By David M. Greenwald
Davis, CA – A key question that I have coming out of last week’s City Council meeting—can the discussion with DJUSD ignite a community-wide discussion on the future of housing and declining enrollment?
What made things perhaps more interesting is the coincidence that this discussion took place the same week that the Planning Commission was basically forced to concede that the University Mall renovation project would lack mixed use housing—something that huge swaths of the community seem to recognize as a huge lost opportunity.
To this point, there doesn’t seem to be a huge response to the discussion of declining enrollment. Perhaps that’s because there is no concrete project or proposal to react to. Perhaps because the discussions were simply at the 30,000 foot view.
This is an issue that I have been pointing to for some time—the housing crisis in Davis has led to a sharp increase in the cost of housing which has in turn led to a decline in the number of local students attending our schools.
A letter from Elaine Roberts Musser in the Enterprise, I think, did a good job of assessing the situation.
She noted that the discussion centered “around the idea of providing affordable housing in town for teachers.”
Musser was rightly skeptical of that solution, noting, “While a laudable goal, it really doesn’t address the main problem — fewer students.”
As she pointed out, “Davis teachers who don’t live here can already enroll their children in Davis schools, so providing them affordable housing won’t increase the number of students attending our town’s schools by much, if at all.”
She then went a direction I hadn’t really thought of—the need for jobs and economic development.
She argued, “The one thing that would result in more students coming to Davis is an incentive for young families with children to move here. That incentive is new well paying jobs, which requires economic development.”
That’s a good point. With the exception of the university, Davis lacks the kind of strong jobs base that would attract young families who are in need of not just affordable (small “a” affordable in this case) homes, but also well-paying jobs.
While the university certainly employs a large number of professionals, decreasing numbers of young faculty are moving here because Davis lacks housing that they can afford—but DJUSD has compensated for that somewhat by allowing UC Davis faculty to place their children in Davis schools even if they don’t live here.
While it is clear (at least to people like me) that Davis needs more of that middle range of housing for families, just as with the case of housing for teachers, to some extent, we already have a solution for UC Davis faculty.
Just as having more teachers in town helps in other facets, having more faculty in town will help the situation, but it may not be a full solution.
But just as with housing, we have run into a problem each time we have tried to bring in more economic development to diversify the local economy.
As Elaine Roberts Musser put it, “there is a powerful anti-growth contingent in town that has stymied both growth outside city limits as well as infill. They want to keep Davis ‘as it has always been, a small town’ with few traffic snarls and quaint feel.”

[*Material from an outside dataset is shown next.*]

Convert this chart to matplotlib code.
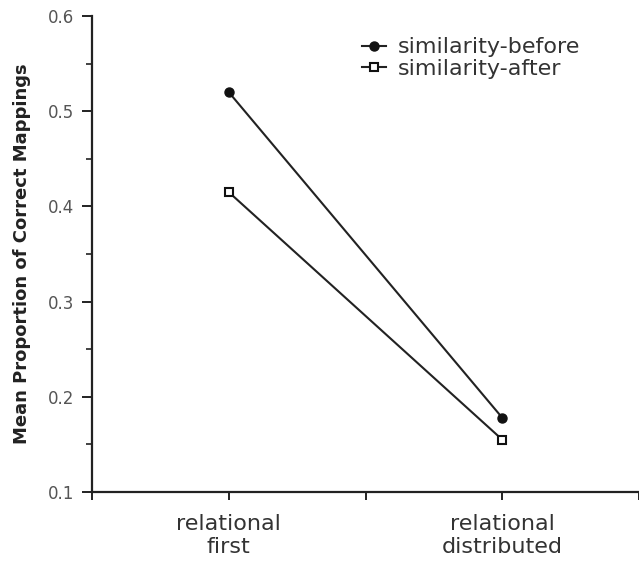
import matplotlib
matplotlib.use("Agg")
from matplotlib import pyplot as plt
import numpy as np

conditions = ["relational\nfirst", "relational\ndistributed"]
sim_before = [0.52, 0.178]
sim_after = [0.415, 0.155]

fig = plt.figure(figsize=(6.39, 5.63), dpi=100)
ax = fig.add_axes([0.144, 0.1261, 0.856, 0.8455])

xs = np.arange(1, len(conditions) + 1)
ax.plot(xs, sim_before, color="#222222", lw=1.5, marker="o", ms=6.5,
        mfc="#111111", mec="#111111", label="similarity-before")
ax.plot(xs, sim_after, color="#222222", lw=1.5, marker="s", ms=6,
        mfc="white", mec="#111111", mew=1.5, label="similarity-after")

ax.set_xlim(0.5, 2.5)
ax.set_ylim(0.1, 0.6)
ax.set_xticks([0.5, 1, 1.5, 2, 2.5])
ax.set_xticklabels(["", conditions[0], "", conditions[1], ""])
ax.set_yticks([0.1, 0.2, 0.3, 0.4, 0.5, 0.6])
ax.set_yticklabels(["0.1", "0.2", "0.3", "0.4", "0.5", "0.6"])
ax.set_yticks(np.arange(0.15, 0.6, 0.1), minor=True)

for s in ["top", "right"]:
    ax.spines[s].set_visible(False)
for s in ["left", "bottom"]:
    ax.spines[s].set_linewidth(1.6)
    ax.spines[s].set_color("#222222")

ax.tick_params(axis="y", which="major", length=7, width=1.4, colors="#222222",
               labelsize=12, labelcolor="#555555", pad=6)
ax.tick_params(axis="y", which="minor", length=4, width=1.2, colors="#222222")
ax.tick_params(axis="x", length=6, width=1.4, colors="#222222",
               labelsize=16, labelcolor="#333333", pad=10)

ax.set_ylabel("Mean Proportion of Correct Mappings", fontsize=13,
              fontweight="bold", color="#222222", labelpad=12)

leg = ax.legend(loc="upper left", bbox_to_anchor=(0.457, 0.997), frameon=False,
                fontsize=16, handlelength=1.1, handletextpad=0.5,
                labelspacing=0.05, labelcolor="#333333")

fig.savefig("out.png", dpi=100)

She explains, “The problem with this myopic view is the graying of our community, so that eventually we become a city of primarily senior citizens. No economic development and the high cost of housing prevents young families with children from moving here. Eventually, as we are seeing, student enrollment begins to decline, with the result that schools have to start closing.”
This is particularly evident in that over the last seven years now, we have seen three economic development projects voted down by the voters. In 2016, the voters narrowly rejected the Nishi project with 300,000 square feet of R&D space. Eventually the 2018 project that was approved was student housing only—which limited the traffic impacts, but eliminated the job producing potential.
Then in 2020, the voters narrowly rejected DISC and two years later overwhelmingly rejected its successor, DiSC 2022.
Davis has a ready supply of young professionals with STEM degrees exiting the university every year. In 2019, Danielle Casey, then of the Greater Sacramento Economic Council (GSEC) told a Vanguard function that UC Davis is ranked 5th best public university in the nation—the No.1 Veterinary Medicine college and Ag Science school in the nation with 1000 research studies underway in basic science, translational and clinical research, and more than 900 active patents.
She argued at that time, “UC Davis’ research specialties in life sciences, agriculture sciences and veterinary sciences mean opportunities for commercialization in Davis but also in the region.”
And yet, Davis has an extremely low retention rate compared to other similar university regions. The talent is there with a huge number of UC Davis students graduating with STEM degrees.
UC Davis has only 23 percent of its graduates living in the Sacramento Region, which compares poorly to a number of other schools across the west.
The lack of commercial space means those young, talented students are leaving the area and, with them, a chance for young people to settle in Davis and have children and families.
Yes, we need housing for young families to be able to move here, but we also need jobs for them to want to stay in Davis and, right now, unless you work for the university, those jobs just don’t exist.
Elaine Roberts Musser concludes: “Citizens need to think long and hard about what they really want, and the ramifications of those decisions. If they want vibrant schools where none close down because of declining student enrollment, if they want infrastructure that is not crumbling, they need to step up to the plate and start supporting economic development. The City Council can’t do it alone.”
We have seen that over the last decade and a half.
Personally, I think that has to start with community conversations because, frankly, too many people are not connecting the dots.